A planned trip out east the following day, took a turn a short way down the trail with the appearance of two bears near the Tundra Lodge, so the polar rover meandered over in that direction. A couple of other groups on rovers were in the area so one polar bear seemed a bit skittish with the crowd. As the first two rovers headed to the lodge, Karen’s rover settled in and remained near the pond and observed the adult female. Slowly becoming more comfortable, her curiosity peaked and she approached the rover. Pausing at around 30 feet of the back deck, she watched tentatively for a long while,  grooming herself and then napping while the group took in the scene for over an hour. The rover then proceeded over by and just past the lodge and they settled in to watch a couple of “teenage” sub adult bears spar a bit. After exhausting their energy, they settled into the willows for a rest. “We were a little ways from them, but it was still amazing to see” Karen reported.

Polar bears sparring near the Tundra lodge in the Churchill Wildlife Managemnent Area.

Two polar bears sparring near the tundra Lodge. Eric Rock photo.

On the other side of the lodge was an adult male that was napping in the open. This bear made stilted moves at rising but only lifted his head and then returned to resting.

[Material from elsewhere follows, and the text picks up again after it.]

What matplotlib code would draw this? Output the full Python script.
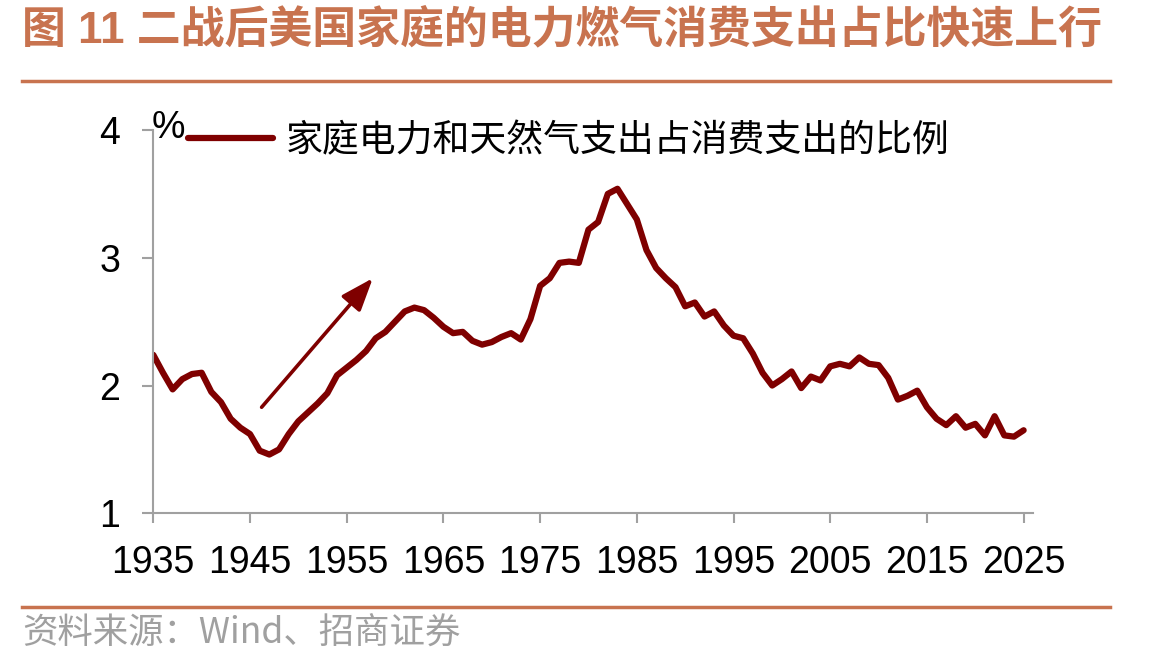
import numpy as np
import matplotlib.pyplot as plt
from matplotlib.lines import Line2D

plt.rcParams['font.family'] = ['Liberation Sans', 'Noto Sans CJK SC', 'DejaVu Sans']

TITLE = '图 11 二战后美国家庭的电力燃气消费支出占比快速上行'
SOURCE = '资料来源：Wind、招商证券'
LABEL = '家庭电力和天然气支出占消费支出的比例'

years = np.arange(1935, 2026)
share = [2.24, 2.10, 1.97, 2.05, 2.09, 2.10, 1.95, 1.87, 1.74, 1.67,   # 1935-44
         1.62, 1.49, 1.46, 1.50, 1.62, 1.72, 1.79, 1.86, 1.94, 2.08,   # 1945-54
         2.14, 2.20, 2.27, 2.37, 2.42, 2.50, 2.58, 2.61, 2.59, 2.53,   # 1955-64
         2.46, 2.41, 2.42, 2.35, 2.32, 2.34, 2.38, 2.41, 2.36, 2.52,   # 1965-74
         2.78, 2.84, 2.96, 2.97, 2.96, 3.22, 3.28, 3.50, 3.54, 3.42,   # 1975-84
         3.30, 3.06, 2.92, 2.84, 2.77, 2.62, 2.65, 2.54, 2.58, 2.47,   # 1985-94
         2.39, 2.37, 2.25, 2.10, 2.00, 2.05, 2.11, 1.98, 2.07, 2.04,   # 1995-04
         2.15, 2.17, 2.15, 2.22, 2.17, 2.16, 2.06, 1.89, 1.92, 1.96,   # 2005-14
         1.83, 1.74, 1.69, 1.76, 1.67, 1.70, 1.61, 1.76, 1.61, 1.60,   # 2015-24
         1.65]                                                          # 2025
xticks = list(range(1935, 2026, 10))
yticks = [1, 2, 3, 4]
arrow_from = (1946.2, 1.83)
arrow_to = (1957.7, 2.84)

RED = '#7f0000'
ORANGE = '#c8734f'
GRAY = '#a0a0a0'

fig = plt.figure(figsize=(11.54, 6.67), dpi=100)
ax = fig.add_axes([153.3/1154, 1-513.3/667, (1033.3-153.3)/1154, (513.3-130)/667])

ax.plot(years, share, color=RED, lw=4.5, solid_joinstyle='round',
        solid_capstyle='round', label=LABEL)
ax.annotate('', xy=arrow_to, xytext=arrow_from,
            arrowprops=dict(arrowstyle='-|>,head_length=2.0,head_width=0.75',
                            color=RED, lw=2.6, shrinkA=0, shrinkB=0))

ax.set_xlim(1935, 2026)
ax.set_ylim(1, 4)
ax.set_xticks(xticks)
ax.set_yticks(yticks)
for s in ['top', 'right']:
    ax.spines[s].set_visible(False)
for s in ['left', 'bottom']:
    ax.spines[s].set_color(GRAY)
    ax.spines[s].set_linewidth(1.5)
ax.tick_params(axis='x', direction='out', length=7.5, width=1.5, color=GRAY,
               labelsize=27, pad=15)
ax.tick_params(axis='y', direction='out', length=8, width=1.5, color=GRAY,
               labelsize=27, pad=16)

fig.text(152/1154, 1-128/667, '%', fontsize=27, va='center', ha='left')
ax.legend(loc='center left', bbox_to_anchor=(188/1154, 1-140.7/667),
          bbox_transform=fig.transFigure, frameon=False, borderpad=0,
          borderaxespad=0, handlelength=2.3, handletextpad=0.35,
          prop={'family': ['Noto Sans CJK SC'], 'size': 26.6})

fig.text(22/1154, 1-30/667, TITLE, fontsize=31.6, fontweight='bold', color=ORANGE,
         va='center', ha='left', family=['Liberation Sans', 'Noto Sans CJK SC'])
fig.add_artist(Line2D([22/1154, 1110/1154], [1-81/667]*2, color=ORANGE, lw=2.5))
fig.add_artist(Line2D([22/1154, 1110/1154], [1-607/667]*2, color=ORANGE, lw=2.5))
fig.text(22/1154, 1-634/667, SOURCE, fontsize=25.5, color=GRAY, va='center',
         ha='left', family=['Noto Sans CJK SC', 'Liberation Sans'])

fig.savefig('out.png', dpi=100)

After a couple of travelers and Karen headed across Christmas Lake Esker and up to Halfway Point.  Coveys of ptarmigan along the way, mostly already suited in their winter camouflage white, scurried ahead of the rover winding between willow stands.

“The weather and soft lighting was beautiful today.  We had snow showers several times and some sunny breaks, and everything in between.  It changed about every twenty minutes or so. Quite the majestic day on the tundra…tomorrow we’re back on the tundra.  We’ll try to get out east this time” stated Karen, fulfilled from an amazing day.